## begin

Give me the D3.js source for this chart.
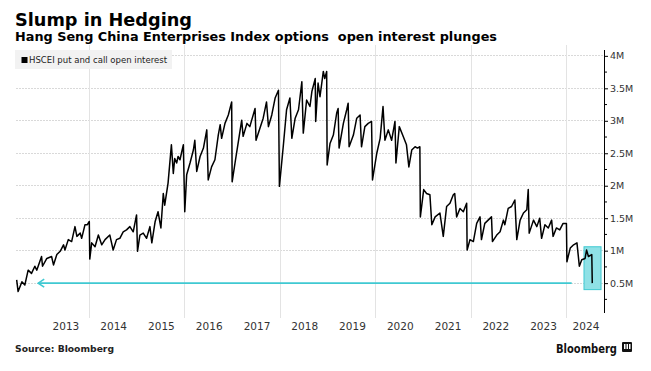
<!DOCTYPE html>
<html>
<head>
<meta charset="utf-8">
<script src="https://cdn.jsdelivr.net/npm/d3@7"></script>
<style>
  body { margin: 0; background: #fff; }
  svg { display: block; font-family: "DejaVu Sans", Verdana, sans-serif; }
</style>
</head>
<body>
<div id="chart"></div>
<script>
// ---------------- DATA ----------------
const seriesName = "HSCEI put and call open interest";
// decimal-year dates of turning points
const dates = [2012.48,2012.51,2012.59,2012.65,2012.72,2012.79,2012.86,2012.90,2013.00,2013.02,2013.11,2013.21,2013.25,2013.32,2013.39,2013.46,2013.49,2013.56,2013.63,2013.70,2013.74,2013.81,2013.84,2013.91,2013.96,2014.00,2014.01,2014.05,2014.12,2014.19,2014.26,2014.33,2014.43,2014.50,2014.57,2014.64,2014.71,2014.78,2014.85,2014.92,2014.99,2015.01,2015.06,2015.13,2015.20,2015.27,2015.31,2015.38,2015.44,2015.50,2015.55,2015.58,2015.65,2015.72,2015.76,2015.79,2015.83,2015.86,2015.90,2015.93,2015.97,2016.00,2016.04,2016.11,2016.18,2016.21,2016.25,2016.32,2016.39,2016.46,2016.49,2016.56,2016.63,2016.70,2016.74,2016.77,2016.84,2016.91,2016.98,2016.99,2017.05,2017.12,2017.19,2017.22,2017.30,2017.36,2017.47,2017.49,2017.57,2017.64,2017.71,2017.75,2017.82,2017.89,2017.96,2017.98,2018.06,2018.13,2018.20,2018.24,2018.31,2018.38,2018.45,2018.48,2018.55,2018.62,2018.66,2018.73,2018.74,2018.79,2018.83,2018.90,2018.93,2018.97,2018.98,2019.04,2019.11,2019.18,2019.21,2019.23,2019.32,2019.39,2019.42,2019.44,2019.53,2019.60,2019.67,2019.70,2019.77,2019.84,2019.91,2019.93,2020.02,2020.09,2020.15,2020.19,2020.26,2020.33,2020.40,2020.42,2020.49,2020.56,2020.64,2020.69,2020.75,2020.82,2020.87,2020.92,2020.93,2021.00,2021.06,2021.13,2021.17,2021.24,2021.34,2021.41,2021.48,2021.55,2021.62,2021.65,2021.69,2021.76,2021.83,2021.90,2021.91,2021.97,2022.04,2022.11,2022.18,2022.21,2022.28,2022.35,2022.42,2022.44,2022.53,2022.60,2022.67,2022.70,2022.77,2022.84,2022.91,2022.95,2023.02,2023.09,2023.16,2023.19,2023.21,2023.30,2023.37,2023.43,2023.47,2023.54,2023.61,2023.68,2023.71,2023.78,2023.85,2023.92,2023.99,2024.00,2024.07,2024.14,2024.21,2024.26,2024.31,2024.38,2024.41,2024.45,2024.52,2024.53];
// open interest, millions of contracts
const openInterest = [0.55,0.37,0.52,0.47,0.70,0.65,0.76,0.70,0.91,0.76,0.88,0.91,0.78,0.94,0.99,1.09,1.01,1.17,1.14,1.37,1.22,1.27,1.19,1.40,1.40,1.45,0.87,1.12,1.06,1.24,1.09,1.17,1.24,1.01,1.17,1.19,1.29,1.32,1.37,1.29,1.55,0.99,1.24,1.27,1.19,1.37,1.12,1.45,1.60,1.35,1.88,1.70,2.04,2.63,2.19,2.42,2.35,2.45,2.40,2.50,2.63,1.60,2.17,2.35,2.55,2.70,2.22,2.45,2.58,2.86,2.09,2.29,2.40,2.78,2.94,2.73,2.96,3.09,3.29,2.06,2.35,2.68,3.01,2.76,2.96,2.91,3.19,2.70,2.88,3.04,3.29,2.91,3.09,3.35,3.47,1.99,2.60,3.17,3.35,2.73,3.04,3.17,3.60,2.81,3.32,3.22,3.45,3.65,2.99,3.58,3.37,3.76,3.65,3.76,2.32,2.65,2.78,3.12,3.19,2.58,2.96,3.17,3.27,2.60,2.78,3.04,3.09,2.60,2.91,2.96,2.99,2.09,2.50,2.73,3.22,2.70,2.86,2.70,2.99,2.35,2.91,2.78,2.63,2.29,2.55,2.60,2.58,2.60,1.52,1.94,1.88,1.86,1.40,1.52,1.58,1.22,1.68,1.73,1.86,1.88,1.52,1.65,1.60,1.73,1.01,1.17,1.14,1.42,1.52,1.17,1.42,1.47,1.52,1.14,1.24,1.29,1.47,1.40,1.65,1.68,1.78,1.17,1.47,1.58,1.63,1.94,1.27,1.47,1.37,1.50,1.19,1.40,1.35,1.47,1.22,1.35,1.32,1.42,1.42,0.83,1.04,1.09,1.12,0.76,0.86,0.88,1.01,0.91,0.94,0.50];
const yearLabels = [2013,2014,2015,2016,2017,2018,2019,2020,2021,2022,2023,2024];
const gridYears = [2014,2016,2018,2020,2022,2024];
const yTickValues = [0.5,1,1.5,2,2.5,3,3.5,4];
const yTickLabels = ["0.5M","1M","1.5M","2M","2.5M","3M","3.5M","4M"];
const yMinorTicks = [0.25,0.75,1.25,1.75,2.25,2.75,3.25,3.75];
const domainStart = 2012.466, domainEnd = 2024.775;
const yDomain = [0.04, 4.09];
// annotation: level reference and highlighted recent plunge
const refLevel = 0.5, refFrom = 2012.93, refTo = 2024.10;
const boxFrom = 2024.357, boxTo = 2024.713, boxLow = 0.40, boxHigh = 1.06;

// ---------------- HELPERS ----------------
function decToDate(y) {
  const yr = Math.floor(y);
  const s = Date.UTC(yr, 0, 1), e = Date.UTC(yr + 1, 0, 1);
  return new Date(s + (y - yr) * (e - s));
}

const W = 651, H = 371;
const svg = d3.select("#chart").append("svg").attr("width", W).attr("height", H);
svg.append("rect").attr("width", W).attr("height", H).attr("fill", "#fff");

const plotL = 16, plotR = 604, plotT = 50, plotB = 313;
const x = d3.scaleUtc().domain([decToDate(domainStart), decToDate(domainEnd)]).range([plotL, plotR]);
const y = d3.scaleLinear().domain(yDomain).range([plotB, plotT]);

// titles
svg.append("text").attr("x", 15).attr("y", 26).attr("font-size", 18).attr("font-weight", "bold")
  .attr("fill", "#000").attr("textLength", 177).attr("lengthAdjust", "spacingAndGlyphs").text("Slump in Hedging");
svg.append("text").attr("x", 15).attr("y", 41).attr("font-size", 12.5).attr("font-weight", "bold")
  .attr("fill", "#000").attr("textLength", 482).attr("lengthAdjust", "spacingAndGlyphs")
  .style("white-space", "pre").attr("xml:space", "preserve")
  .text("Hang Seng China Enterprises Index options  open interest plunges");

// horizontal gridlines
svg.append("g").selectAll("line").data(yTickValues).join("line")
  .attr("x1", plotL).attr("x2", plotR).attr("y1", d => y(d)).attr("y2", d => y(d))
  .attr("stroke", "#d9d9d9").attr("stroke-width", 1).attr("stroke-dasharray", "2,1")
  .attr("shape-rendering", "crispEdges");
// vertical gridlines
svg.append("g").selectAll("line").data(gridYears).join("line")
  .attr("x1", d => x(decToDate(d))).attr("x2", d => x(decToDate(d)))
  .attr("y1", plotT - 5).attr("y2", plotB + 5)
  .attr("stroke", "#e3e3e3").attr("stroke-width", 1).attr("shape-rendering", "crispEdges");

// legend
const lg = svg.append("g");
lg.append("rect").attr("x", 15).attr("y", 50).attr("width", 157).attr("height", 19).attr("fill", "#f2f2f2");
lg.append("rect").attr("x", 21.5).attr("y", 57).attr("width", 6).attr("height", 6).attr("fill", "#000");
lg.append("text").attr("x", 29).attr("y", 63).attr("font-size", 8).attr("fill", "#222")
  .attr("textLength", 138).attr("lengthAdjust", "spacingAndGlyphs").text(seriesName);

// reference arrow (teal)
const teal = "#3fc9d2";
const ry = y(refLevel);
svg.append("line").attr("x1", x(decToDate(refFrom))).attr("x2", x(decToDate(refTo)))
  .attr("y1", ry).attr("y2", ry).attr("stroke", teal).attr("stroke-width", 1.6);
const ax = x(decToDate(refFrom));
svg.append("path").attr("d", `M${ax + 6},${ry - 4} L${ax},${ry} L${ax + 6},${ry + 4}`)
  .attr("fill", "none").attr("stroke", teal).attr("stroke-width", 1.6);

// highlight box
svg.append("rect")
  .attr("x", x(decToDate(boxFrom))).attr("y", y(boxHigh))
  .attr("width", x(decToDate(boxTo)) - x(decToDate(boxFrom)))
  .attr("height", y(boxLow) - y(boxHigh))
  .attr("fill", "#8fe1e6").attr("stroke", teal).attr("stroke-width", 1);

// series line
const data = dates.map((d, i) => ({ date: decToDate(d), v: openInterest[i] }));
svg.append("path").datum(data)
  .attr("fill", "none").attr("stroke", "#000").attr("stroke-width", 1.5).attr("stroke-linejoin", "round")
  .attr("d", d3.line().x(d => x(d.date)).y(d => y(d.v)));

// y axis (right)
const yAxis = d3.axisRight(y).tickValues(yTickValues).tickSize(4).tickPadding(2)
  .tickFormat((d, i) => yTickLabels[i]);
const ga = svg.append("g").attr("transform", `translate(${plotR},0)`).call(yAxis);
ga.select(".domain").attr("stroke", "#000").attr("d", `M0.5,${plotT}V${plotB}`);
ga.selectAll(".tick line").attr("stroke", "#000");
ga.selectAll(".tick text").attr("font-size", 9.5).attr("fill", "#333").attr("font-family", "DejaVu Sans, sans-serif");
ga.append("g").selectAll("line").data(yMinorTicks).join("line")
  .attr("x1", 0).attr("x2", 3).attr("y1", d => y(d)).attr("y2", d => y(d)).attr("stroke", "#000");

// x axis labels (centered within each year's visible span)
const dEnd = decToDate(domainEnd), dStart = decToDate(domainStart);
const labelDates = yearLabels.map(yr => {
  const s = Math.max(+decToDate(yr), +dStart), e = Math.min(+decToDate(yr + 1), +dEnd);
  return new Date((s + e) / 2);
});
const xAxis = d3.axisBottom(x).tickValues(labelDates).tickSize(0).tickPadding(0)
  .tickFormat((d, i) => String(yearLabels[i]));
const gx = svg.append("g").attr("transform", `translate(0,${plotB + 17})`).call(xAxis);
gx.select(".domain").remove();
gx.selectAll(".tick text").attr("font-size", 10.5).attr("fill", "#333").attr("dy", 0)
  .attr("font-family", "DejaVu Sans, sans-serif");

// footer
svg.append("text").attr("x", 15).attr("y", 352).attr("font-size", 8.5).attr("font-weight", "bold")
  .attr("fill", "#222").attr("textLength", 99).attr("lengthAdjust", "spacingAndGlyphs").text("Source: Bloomberg");
svg.append("text").attr("x", 556).attr("y", 353).attr("font-size", 12.5).attr("font-weight", "bold")
  .attr("fill", "#111").attr("textLength", 61).attr("lengthAdjust", "spacingAndGlyphs").text("Bloomberg");
const ic = svg.append("g").attr("transform", "translate(622,342)");
ic.append("rect").attr("width", 10).attr("height", 10).attr("rx", 1).attr("fill", "#111");
ic.append("rect").attr("x", 2).attr("y", 2).attr("width", 1.5).attr("height", 5).attr("fill", "#fff");
ic.append("rect").attr("x", 4.5).attr("y", 2).attr("width", 1.5).attr("height", 5).attr("fill", "#fff");
ic.append("rect").attr("x", 7).attr("y", 2).attr("width", 1.5).attr("height", 5).attr("fill", "#fff");
</script>
</body>
</html>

## end

• WHAT IS EXPECTED:
Lines that include the word "chart" are to be extracted from the data above.

• FULL SOLUTION:
Give me the D3.js source for this chart.
<div id="chart"></div>
const svg = d3.select("#chart").append("svg").attr("width", W).attr("height", H);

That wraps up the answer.